Tune-Yards closed out a six-week tour on the smaller stage at Pumpehuset. The space is packed and the lights are low, and there’s faint aura on the stage from the glow of an uncountable number of pedals.
The energy in the room is good. In part, this is because Merrill Garbus is herself a high-energy performer. She bops and struts, leads her band in sun salutes, raises her arms as if in a rallying cry, and through the low lighting you can occasionally see how wide her eyes are opened and the exaggerated stretch of her facial features. But the energy also refracts back from the audience; the people here not only know Tune-Yards but clearly love Tune-Yards. They are dancing, they are shouting back lines from “Bizness” and “Gangsta.” Much of the set comes from this year’s I Can Feel You Creep Into My Private Life, and they know the songs well.

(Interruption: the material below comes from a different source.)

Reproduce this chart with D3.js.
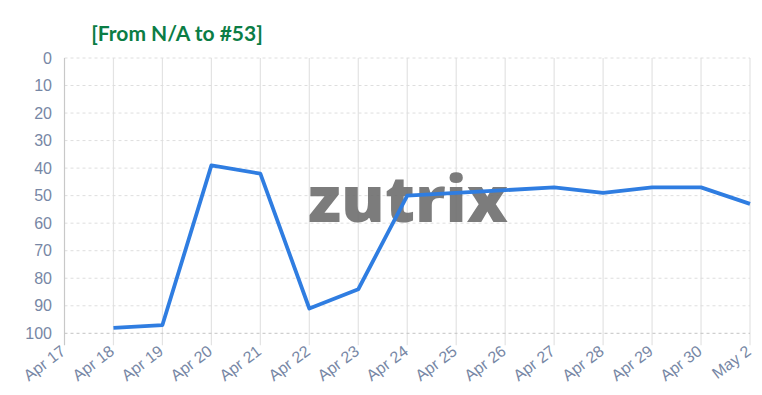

If …Private Life was a bit down-tempo as a recording, the live set is a swamp of loops and yelps, driven by drums that cut through the electronics with their sheer tangibleness. Garbus makes playing the ukulele look cool, which is an impressive feat in itself, but much of that may have to do with her skill in making a ukulele sound like anything other than a ukulele. She plays her pedals with her feet like a separate instrument, her looped voice tumbling over and colliding with itself, and it doesn’t take long before it becomes difficult to distinguish what is sampled and what is looped.
Garbus’ voice has real power behind it, and she knows how to wield it. She offers a soothing sweetness when her vocals are meant to serve as a backing track and punctuates lines with massive bellows. She does not scream, she does not have to. Whatever she’s projecting — a state of zen or a call to arms — people are dancing, are listening, are ready to follow.